Purpose This paper aims to examine the relationship between corporate governance, in particular board diversity, and corporate social responsibility (CSR) reporting among the top 150 listed companies in Australia over a three-year period. Design/methodology/approach The quantitative analysis involving a longitudinal study is used where content analysis is undertaken to analyse the extent of CSR disclosures in annual reports. Regression analysis using panel data is used to analyse the potential association between CSR disclosure and five important board diversity measures, specifically independence, tenure, gender, multiple directorships and overall diversity measure. Findings The results based on the regression analysis reveal that three of the board diversity attributes (gender, tenure and multiple directorships) and the overall diversity measure have the potential to influence CSR reporting. The relationship between independent/non-executive directors and CSR disclosure however is unclear.
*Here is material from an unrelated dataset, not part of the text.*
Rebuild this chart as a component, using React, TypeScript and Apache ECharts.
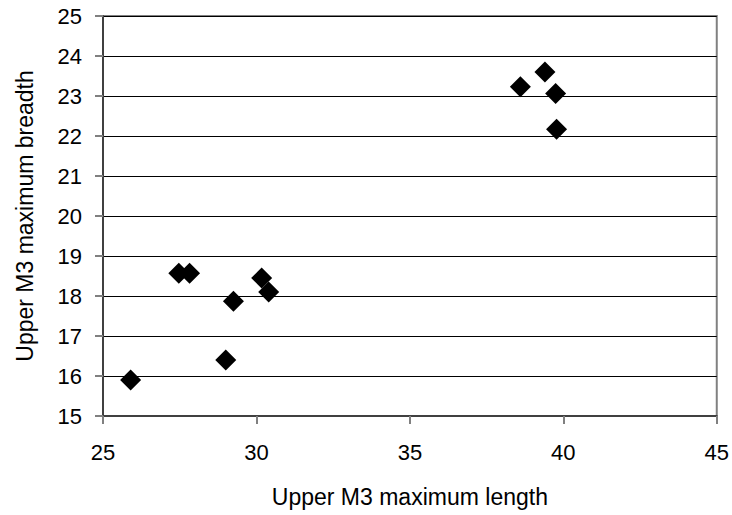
import React, { useEffect, useRef } from "react";
import * as echarts from "echarts";

const lengths = [25.9, 27.47, 27.82, 29.25, 29.0, 30.17, 30.4, 38.6, 39.4, 39.75, 39.78];
const breadths = [15.9, 18.57, 18.57, 17.87, 16.4, 18.45, 18.1, 23.23, 23.6, 23.06, 22.17];
const xTitle = "Upper M3 maximum length";
const yTitle = "Upper M3 maximum breadth";

const FONT = "Liberation Sans";

export default function App() {
  const ref = useRef<HTMLDivElement>(null);
  useEffect(() => {
    if (!ref.current) return;
    const chart = echarts.init(ref.current, null, { renderer: "svg" });
    const data = lengths.map((x, i) => [x, breadths[i]]);
    chart.setOption({
      animation: false,
      backgroundColor: "#ffffff",
      grid: {
        left: 103,
        right: 14,
        top: 16,
        bottom: 99,
        show: true,
        borderColor: "#808080",
        borderWidth: 2,
        backgroundColor: "transparent",
      },
      xAxis: {
        type: "value",
        min: 25,
        max: 45,
        interval: 5,
        name: xTitle,
        nameLocation: "middle",
        nameGap: 69,
        nameTextStyle: { fontFamily: FONT, fontSize: 23, color: "#000" },
        axisLine: { show: true, lineStyle: { color: "#404040", width: 2 } },
        axisTick: { show: true, inside: false, length: 8, lineStyle: { color: "#808080", width: 2 } },
        axisLabel: { margin: 25, fontFamily: FONT, fontSize: 22, color: "#000" },
        splitLine: { show: false },
      },
      yAxis: {
        type: "value",
        min: 15,
        max: 25,
        interval: 1,
        name: yTitle,
        nameLocation: "middle",
        nameGap: 67,
        nameTextStyle: { fontFamily: FONT, fontSize: 23, color: "#000" },
        axisLine: { show: true, lineStyle: { color: "#404040", width: 2 } },
        axisTick: { show: true, inside: false, length: 8, lineStyle: { color: "#808080", width: 2 } },
        axisLabel: { margin: 21, fontFamily: FONT, fontSize: 22, color: "#000" },
        splitLine: { show: true, lineStyle: { color: "#000000", width: 1 } },
      },
      series: [
        {
          type: "scatter",
          data,
          symbol: "diamond",
          symbolSize: 21,
          itemStyle: { color: "#000000", opacity: 1 },
        },
      ],
    });
    return () => chart.dispose();
  }, []);
  return <div ref={ref} style={{ width: 732, height: 515, position: "absolute", left: 0, top: 0 }} />;
}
In addition, three of the control variables (firm size, industry and CEO duality) are found to have some influence on CSR disclosure, whereas board size and profitability are found to be insignificant. The results also indicate the existence of some possible interaction effects between gender and multiple directorships. Originality/value The paper has implications for companies, for policymakers and for the professional development needs of board members. Australian companies should consider identifying board attributes that enhance CSR disclosures, as it has been shown in previous studies that CSR disclosure in Australia is low when compared to other developed countries. Moreover, given that there is such limited research linking board diversity and CSR disclosure, the results of this paper provide scope for further research. Moreover the paper contributes to the existing literature on board composition and CSR disclosure by extending the literature to board diversity and provides preliminary evidence of the influence of board diversity on CSR disclosure in Australia.